Directions for this task:
Extract everything from the first line through the line with "const energyTicks = [1, 1.5, 2, 2.5, 3];", both ends included, except for any pictures.

Entries taken from a collection:
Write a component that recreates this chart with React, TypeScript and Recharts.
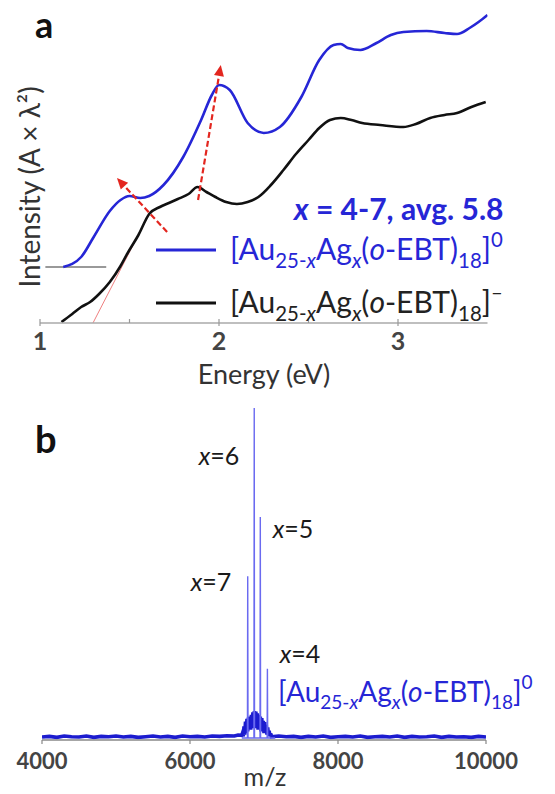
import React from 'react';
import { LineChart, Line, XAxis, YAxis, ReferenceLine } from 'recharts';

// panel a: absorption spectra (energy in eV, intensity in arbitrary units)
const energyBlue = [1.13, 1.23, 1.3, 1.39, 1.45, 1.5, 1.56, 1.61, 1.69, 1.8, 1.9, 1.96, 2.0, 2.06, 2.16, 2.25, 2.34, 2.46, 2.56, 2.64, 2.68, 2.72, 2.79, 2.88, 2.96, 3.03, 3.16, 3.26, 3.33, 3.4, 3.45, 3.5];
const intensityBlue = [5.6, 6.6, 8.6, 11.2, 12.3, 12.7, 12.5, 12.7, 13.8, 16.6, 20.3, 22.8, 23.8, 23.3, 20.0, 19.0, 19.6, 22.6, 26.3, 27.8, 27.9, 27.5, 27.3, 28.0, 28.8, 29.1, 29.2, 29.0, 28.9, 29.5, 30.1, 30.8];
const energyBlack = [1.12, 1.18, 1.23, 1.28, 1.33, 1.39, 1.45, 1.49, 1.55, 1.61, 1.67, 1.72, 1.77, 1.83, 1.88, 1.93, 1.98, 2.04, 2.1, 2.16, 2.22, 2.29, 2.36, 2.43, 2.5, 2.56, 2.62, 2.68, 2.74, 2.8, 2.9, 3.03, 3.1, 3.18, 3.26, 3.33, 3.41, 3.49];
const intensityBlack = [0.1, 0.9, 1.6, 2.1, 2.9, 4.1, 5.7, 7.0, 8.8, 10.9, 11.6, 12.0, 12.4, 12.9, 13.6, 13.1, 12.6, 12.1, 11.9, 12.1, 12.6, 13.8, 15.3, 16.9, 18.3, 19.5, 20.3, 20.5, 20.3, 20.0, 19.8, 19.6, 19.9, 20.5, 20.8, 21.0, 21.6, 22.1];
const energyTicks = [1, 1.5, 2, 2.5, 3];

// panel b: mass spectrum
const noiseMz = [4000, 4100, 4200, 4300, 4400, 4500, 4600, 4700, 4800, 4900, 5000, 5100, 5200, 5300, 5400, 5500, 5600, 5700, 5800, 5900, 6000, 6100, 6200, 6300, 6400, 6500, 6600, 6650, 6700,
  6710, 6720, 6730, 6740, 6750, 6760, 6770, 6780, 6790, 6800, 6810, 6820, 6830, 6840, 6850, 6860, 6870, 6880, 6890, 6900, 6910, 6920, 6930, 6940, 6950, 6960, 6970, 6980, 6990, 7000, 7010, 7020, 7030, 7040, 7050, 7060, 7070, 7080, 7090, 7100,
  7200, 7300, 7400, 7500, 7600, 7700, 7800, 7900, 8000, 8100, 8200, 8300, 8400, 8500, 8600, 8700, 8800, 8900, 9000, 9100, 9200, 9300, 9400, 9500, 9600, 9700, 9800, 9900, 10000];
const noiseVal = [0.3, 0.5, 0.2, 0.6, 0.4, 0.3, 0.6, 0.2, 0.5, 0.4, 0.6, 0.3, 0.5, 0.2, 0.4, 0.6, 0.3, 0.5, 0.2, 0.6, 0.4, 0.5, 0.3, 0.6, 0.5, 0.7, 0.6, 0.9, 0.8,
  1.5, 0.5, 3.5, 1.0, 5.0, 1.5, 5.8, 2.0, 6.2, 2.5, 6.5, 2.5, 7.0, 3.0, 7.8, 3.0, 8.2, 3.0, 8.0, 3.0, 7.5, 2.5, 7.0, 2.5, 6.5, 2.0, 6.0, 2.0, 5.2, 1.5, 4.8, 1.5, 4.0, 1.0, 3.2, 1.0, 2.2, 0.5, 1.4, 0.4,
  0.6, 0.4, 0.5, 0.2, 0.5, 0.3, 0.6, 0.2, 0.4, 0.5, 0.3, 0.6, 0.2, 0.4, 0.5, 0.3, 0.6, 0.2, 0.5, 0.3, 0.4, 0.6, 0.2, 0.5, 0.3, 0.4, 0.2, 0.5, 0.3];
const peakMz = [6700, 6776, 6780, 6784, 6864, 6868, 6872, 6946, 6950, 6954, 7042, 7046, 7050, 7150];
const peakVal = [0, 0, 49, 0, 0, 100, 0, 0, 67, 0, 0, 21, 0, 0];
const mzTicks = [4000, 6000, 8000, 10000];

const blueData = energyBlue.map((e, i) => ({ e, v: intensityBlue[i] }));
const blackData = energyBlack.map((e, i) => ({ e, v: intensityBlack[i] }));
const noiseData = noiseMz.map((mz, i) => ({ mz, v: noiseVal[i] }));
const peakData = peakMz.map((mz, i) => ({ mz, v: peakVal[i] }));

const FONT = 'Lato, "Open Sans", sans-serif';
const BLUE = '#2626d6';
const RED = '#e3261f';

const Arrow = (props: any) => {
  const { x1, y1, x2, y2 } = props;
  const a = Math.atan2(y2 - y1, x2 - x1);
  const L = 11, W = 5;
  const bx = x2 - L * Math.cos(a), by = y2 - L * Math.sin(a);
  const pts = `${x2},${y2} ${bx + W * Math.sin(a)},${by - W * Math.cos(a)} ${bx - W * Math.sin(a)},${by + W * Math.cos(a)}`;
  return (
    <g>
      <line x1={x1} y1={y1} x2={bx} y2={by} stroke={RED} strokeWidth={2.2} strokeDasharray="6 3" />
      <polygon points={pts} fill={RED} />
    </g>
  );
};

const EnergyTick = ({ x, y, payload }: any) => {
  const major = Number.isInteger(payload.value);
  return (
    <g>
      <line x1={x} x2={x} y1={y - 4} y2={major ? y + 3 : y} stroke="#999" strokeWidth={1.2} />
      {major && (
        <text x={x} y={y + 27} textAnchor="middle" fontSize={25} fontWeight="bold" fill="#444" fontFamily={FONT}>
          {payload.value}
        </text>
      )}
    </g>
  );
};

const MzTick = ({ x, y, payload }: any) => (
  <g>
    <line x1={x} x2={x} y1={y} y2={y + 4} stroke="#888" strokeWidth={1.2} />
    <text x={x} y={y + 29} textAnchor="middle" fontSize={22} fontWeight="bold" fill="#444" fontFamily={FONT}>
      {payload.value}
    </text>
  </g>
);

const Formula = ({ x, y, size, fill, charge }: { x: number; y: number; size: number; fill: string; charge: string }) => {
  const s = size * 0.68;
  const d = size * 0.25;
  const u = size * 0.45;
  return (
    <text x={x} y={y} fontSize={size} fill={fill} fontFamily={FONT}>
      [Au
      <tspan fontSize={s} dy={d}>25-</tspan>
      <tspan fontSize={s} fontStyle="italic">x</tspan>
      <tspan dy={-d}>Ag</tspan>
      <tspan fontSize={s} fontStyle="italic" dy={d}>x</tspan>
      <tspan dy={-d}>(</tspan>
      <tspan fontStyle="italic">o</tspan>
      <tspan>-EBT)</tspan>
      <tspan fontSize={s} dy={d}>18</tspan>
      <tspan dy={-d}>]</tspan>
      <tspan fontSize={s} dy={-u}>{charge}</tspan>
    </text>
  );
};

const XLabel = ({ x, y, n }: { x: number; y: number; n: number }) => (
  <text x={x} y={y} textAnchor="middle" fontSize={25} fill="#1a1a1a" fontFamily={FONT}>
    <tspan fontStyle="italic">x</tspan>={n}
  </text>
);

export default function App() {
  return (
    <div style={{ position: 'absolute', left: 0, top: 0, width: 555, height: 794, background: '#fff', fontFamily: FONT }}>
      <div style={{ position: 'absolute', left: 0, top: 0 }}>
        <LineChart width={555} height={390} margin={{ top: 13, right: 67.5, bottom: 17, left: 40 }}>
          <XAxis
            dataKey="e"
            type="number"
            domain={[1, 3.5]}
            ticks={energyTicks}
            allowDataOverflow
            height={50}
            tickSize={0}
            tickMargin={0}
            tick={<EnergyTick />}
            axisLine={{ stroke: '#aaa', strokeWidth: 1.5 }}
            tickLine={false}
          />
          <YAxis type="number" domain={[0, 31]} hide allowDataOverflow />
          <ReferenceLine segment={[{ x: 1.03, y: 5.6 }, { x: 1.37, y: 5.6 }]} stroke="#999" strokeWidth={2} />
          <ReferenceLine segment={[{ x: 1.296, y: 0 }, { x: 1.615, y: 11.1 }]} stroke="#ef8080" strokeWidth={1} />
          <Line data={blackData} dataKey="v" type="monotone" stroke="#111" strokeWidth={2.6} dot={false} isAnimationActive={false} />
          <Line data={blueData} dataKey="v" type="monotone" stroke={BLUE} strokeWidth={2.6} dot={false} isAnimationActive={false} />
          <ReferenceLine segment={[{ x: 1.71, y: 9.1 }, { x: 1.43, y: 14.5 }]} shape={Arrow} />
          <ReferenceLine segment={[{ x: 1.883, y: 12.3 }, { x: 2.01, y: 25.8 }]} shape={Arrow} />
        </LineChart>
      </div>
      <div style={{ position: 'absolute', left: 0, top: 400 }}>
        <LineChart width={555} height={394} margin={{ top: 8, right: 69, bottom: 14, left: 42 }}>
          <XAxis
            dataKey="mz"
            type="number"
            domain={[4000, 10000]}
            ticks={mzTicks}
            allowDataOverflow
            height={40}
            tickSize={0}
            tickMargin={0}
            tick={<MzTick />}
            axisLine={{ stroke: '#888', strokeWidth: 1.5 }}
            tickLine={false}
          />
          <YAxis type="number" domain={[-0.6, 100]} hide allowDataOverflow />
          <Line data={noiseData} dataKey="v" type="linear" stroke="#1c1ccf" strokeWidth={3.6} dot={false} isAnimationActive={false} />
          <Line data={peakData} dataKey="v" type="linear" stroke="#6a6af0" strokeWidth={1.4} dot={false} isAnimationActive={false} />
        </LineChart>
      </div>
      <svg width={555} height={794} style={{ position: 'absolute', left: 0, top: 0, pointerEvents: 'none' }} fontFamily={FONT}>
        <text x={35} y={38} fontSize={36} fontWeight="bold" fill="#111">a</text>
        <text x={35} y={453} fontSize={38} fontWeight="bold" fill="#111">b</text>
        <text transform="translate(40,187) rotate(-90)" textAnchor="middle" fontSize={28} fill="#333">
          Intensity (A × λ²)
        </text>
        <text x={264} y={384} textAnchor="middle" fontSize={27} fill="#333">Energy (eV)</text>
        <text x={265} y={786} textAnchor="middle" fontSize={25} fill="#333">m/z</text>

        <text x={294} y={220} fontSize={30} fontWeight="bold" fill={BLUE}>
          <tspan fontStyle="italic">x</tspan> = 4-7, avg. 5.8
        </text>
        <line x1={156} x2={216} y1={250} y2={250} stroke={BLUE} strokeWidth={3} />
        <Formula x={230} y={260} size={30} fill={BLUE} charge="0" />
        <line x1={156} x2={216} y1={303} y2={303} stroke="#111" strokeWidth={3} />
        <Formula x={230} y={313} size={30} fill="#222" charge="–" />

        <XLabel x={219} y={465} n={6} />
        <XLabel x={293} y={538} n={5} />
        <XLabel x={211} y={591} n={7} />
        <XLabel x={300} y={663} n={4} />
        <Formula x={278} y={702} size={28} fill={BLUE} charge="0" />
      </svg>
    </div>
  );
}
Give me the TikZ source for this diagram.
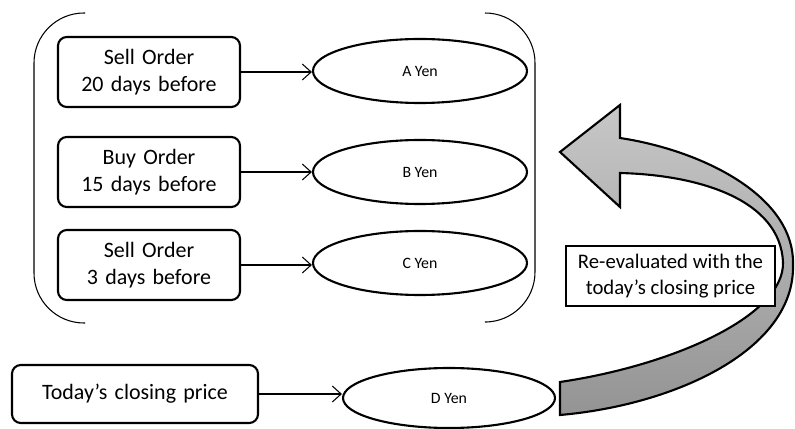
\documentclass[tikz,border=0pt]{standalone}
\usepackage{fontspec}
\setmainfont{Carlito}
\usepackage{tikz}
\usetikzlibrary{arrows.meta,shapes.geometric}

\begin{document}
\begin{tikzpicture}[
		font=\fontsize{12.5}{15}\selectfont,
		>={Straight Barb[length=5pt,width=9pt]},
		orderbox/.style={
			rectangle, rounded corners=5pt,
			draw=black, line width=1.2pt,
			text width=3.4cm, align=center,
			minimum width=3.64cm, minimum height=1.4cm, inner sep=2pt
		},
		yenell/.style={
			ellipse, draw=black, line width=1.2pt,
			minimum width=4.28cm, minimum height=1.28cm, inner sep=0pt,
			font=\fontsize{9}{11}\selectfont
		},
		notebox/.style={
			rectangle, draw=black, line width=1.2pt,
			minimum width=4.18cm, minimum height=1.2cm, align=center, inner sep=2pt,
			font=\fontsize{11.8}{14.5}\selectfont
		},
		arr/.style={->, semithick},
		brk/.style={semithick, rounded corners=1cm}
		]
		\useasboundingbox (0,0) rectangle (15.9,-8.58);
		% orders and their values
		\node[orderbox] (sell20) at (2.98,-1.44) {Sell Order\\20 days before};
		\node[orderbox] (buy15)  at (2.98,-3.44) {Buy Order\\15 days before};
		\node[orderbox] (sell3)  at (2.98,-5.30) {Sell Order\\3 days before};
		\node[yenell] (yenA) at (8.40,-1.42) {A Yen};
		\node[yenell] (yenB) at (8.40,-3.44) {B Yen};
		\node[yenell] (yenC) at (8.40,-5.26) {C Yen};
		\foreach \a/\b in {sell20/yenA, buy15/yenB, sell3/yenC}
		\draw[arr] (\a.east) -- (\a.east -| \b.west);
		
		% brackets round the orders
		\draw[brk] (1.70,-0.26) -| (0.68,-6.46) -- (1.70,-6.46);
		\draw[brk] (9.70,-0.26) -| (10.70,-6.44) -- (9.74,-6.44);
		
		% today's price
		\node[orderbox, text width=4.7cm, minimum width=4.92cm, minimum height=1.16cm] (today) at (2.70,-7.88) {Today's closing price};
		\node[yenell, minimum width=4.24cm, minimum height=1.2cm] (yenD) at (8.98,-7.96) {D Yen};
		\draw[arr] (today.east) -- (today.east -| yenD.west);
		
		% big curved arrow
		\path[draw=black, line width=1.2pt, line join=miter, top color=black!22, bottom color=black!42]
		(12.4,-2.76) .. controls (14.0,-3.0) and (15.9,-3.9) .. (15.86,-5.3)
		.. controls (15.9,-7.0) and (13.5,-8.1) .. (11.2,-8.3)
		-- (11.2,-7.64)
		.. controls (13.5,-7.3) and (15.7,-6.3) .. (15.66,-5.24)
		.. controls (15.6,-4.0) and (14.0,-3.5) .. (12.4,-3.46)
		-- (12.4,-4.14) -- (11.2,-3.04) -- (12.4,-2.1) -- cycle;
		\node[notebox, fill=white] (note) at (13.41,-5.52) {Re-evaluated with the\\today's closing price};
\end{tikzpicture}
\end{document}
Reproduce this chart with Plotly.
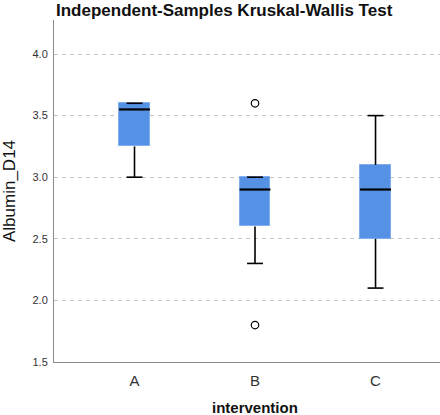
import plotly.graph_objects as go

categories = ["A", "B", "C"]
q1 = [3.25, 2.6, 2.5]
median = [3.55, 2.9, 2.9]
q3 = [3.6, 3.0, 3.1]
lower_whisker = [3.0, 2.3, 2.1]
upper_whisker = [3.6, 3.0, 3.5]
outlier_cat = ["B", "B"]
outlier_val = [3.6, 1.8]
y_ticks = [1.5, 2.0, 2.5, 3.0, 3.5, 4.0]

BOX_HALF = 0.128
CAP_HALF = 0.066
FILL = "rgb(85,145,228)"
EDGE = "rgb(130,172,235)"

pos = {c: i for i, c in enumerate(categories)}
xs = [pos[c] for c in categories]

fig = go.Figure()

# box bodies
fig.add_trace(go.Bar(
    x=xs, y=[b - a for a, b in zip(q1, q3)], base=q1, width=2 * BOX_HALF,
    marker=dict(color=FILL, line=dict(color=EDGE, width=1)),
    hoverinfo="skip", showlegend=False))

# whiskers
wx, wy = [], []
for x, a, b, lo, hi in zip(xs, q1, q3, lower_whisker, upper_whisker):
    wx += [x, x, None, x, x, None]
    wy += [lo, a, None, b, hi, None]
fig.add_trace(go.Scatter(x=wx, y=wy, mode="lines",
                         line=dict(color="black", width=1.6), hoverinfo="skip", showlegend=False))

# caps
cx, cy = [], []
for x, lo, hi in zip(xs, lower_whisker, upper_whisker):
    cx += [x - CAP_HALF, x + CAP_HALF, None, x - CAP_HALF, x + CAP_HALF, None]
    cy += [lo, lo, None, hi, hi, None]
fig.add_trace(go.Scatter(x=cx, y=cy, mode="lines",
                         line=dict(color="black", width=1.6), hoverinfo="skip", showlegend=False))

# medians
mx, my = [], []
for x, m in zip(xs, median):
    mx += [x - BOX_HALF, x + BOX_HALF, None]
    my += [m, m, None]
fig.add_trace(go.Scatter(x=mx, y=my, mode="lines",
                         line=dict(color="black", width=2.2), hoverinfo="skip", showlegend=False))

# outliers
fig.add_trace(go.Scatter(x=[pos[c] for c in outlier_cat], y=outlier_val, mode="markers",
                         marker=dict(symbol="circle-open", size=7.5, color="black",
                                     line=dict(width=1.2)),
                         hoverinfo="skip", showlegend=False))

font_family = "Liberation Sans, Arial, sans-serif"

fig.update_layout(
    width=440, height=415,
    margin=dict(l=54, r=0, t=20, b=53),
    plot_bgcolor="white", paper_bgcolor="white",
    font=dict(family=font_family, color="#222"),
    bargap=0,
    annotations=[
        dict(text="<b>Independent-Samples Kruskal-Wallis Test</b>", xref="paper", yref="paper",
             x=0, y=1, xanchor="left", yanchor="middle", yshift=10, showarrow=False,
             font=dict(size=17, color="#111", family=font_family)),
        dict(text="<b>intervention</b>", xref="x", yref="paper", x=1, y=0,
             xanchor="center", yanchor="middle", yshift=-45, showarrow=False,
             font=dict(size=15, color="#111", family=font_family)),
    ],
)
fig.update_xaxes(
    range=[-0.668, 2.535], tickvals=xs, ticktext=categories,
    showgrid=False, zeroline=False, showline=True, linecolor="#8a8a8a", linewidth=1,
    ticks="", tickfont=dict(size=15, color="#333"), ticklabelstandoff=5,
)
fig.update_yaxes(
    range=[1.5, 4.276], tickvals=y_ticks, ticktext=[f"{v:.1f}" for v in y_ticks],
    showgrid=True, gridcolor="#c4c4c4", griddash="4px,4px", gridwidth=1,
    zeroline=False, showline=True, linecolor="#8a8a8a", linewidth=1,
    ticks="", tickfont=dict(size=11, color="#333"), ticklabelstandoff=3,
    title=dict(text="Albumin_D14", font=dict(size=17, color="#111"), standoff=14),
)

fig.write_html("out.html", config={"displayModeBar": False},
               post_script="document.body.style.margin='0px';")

Reply to the task:
Write a component that recreates this chart with React, TypeScript and Recharts.
import React from 'react';
import { LineChart, Line, XAxis, YAxis, ReferenceLine } from 'recharts';

// panel a: absorption spectra (energy in eV, intensity in arbitrary units)
const energyBlue = [1.13, 1.23, 1.3, 1.39, 1.45, 1.5, 1.56, 1.61, 1.69, 1.8, 1.9, 1.96, 2.0, 2.06, 2.16, 2.25, 2.34, 2.46, 2.56, 2.64, 2.68, 2.72, 2.79, 2.88, 2.96, 3.03, 3.16, 3.26, 3.33, 3.4, 3.45, 3.5];
const intensityBlue = [5.6, 6.6, 8.6, 11.2, 12.3, 12.7, 12.5, 12.7, 13.8, 16.6, 20.3, 22.8, 23.8, 23.3, 20.0, 19.0, 19.6, 22.6, 26.3, 27.8, 27.9, 27.5, 27.3, 28.0, 28.8, 29.1, 29.2, 29.0, 28.9, 29.5, 30.1, 30.8];
const energyBlack = [1.12, 1.18, 1.23, 1.28, 1.33, 1.39, 1.45, 1.49, 1.55, 1.61, 1.67, 1.72, 1.77, 1.83, 1.88, 1.93, 1.98, 2.04, 2.1, 2.16, 2.22, 2.29, 2.36, 2.43, 2.5, 2.56, 2.62, 2.68, 2.74, 2.8, 2.9, 3.03, 3.1, 3.18, 3.26, 3.33, 3.41, 3.49];
const intensityBlack = [0.1, 0.9, 1.6, 2.1, 2.9, 4.1, 5.7, 7.0, 8.8, 10.9, 11.6, 12.0, 12.4, 12.9, 13.6, 13.1, 12.6, 12.1, 11.9, 12.1, 12.6, 13.8, 15.3, 16.9, 18.3, 19.5, 20.3, 20.5, 20.3, 20.0, 19.8, 19.6, 19.9, 20.5, 20.8, 21.0, 21.6, 22.1];
const energyTicks = [1, 1.5, 2, 2.5, 3];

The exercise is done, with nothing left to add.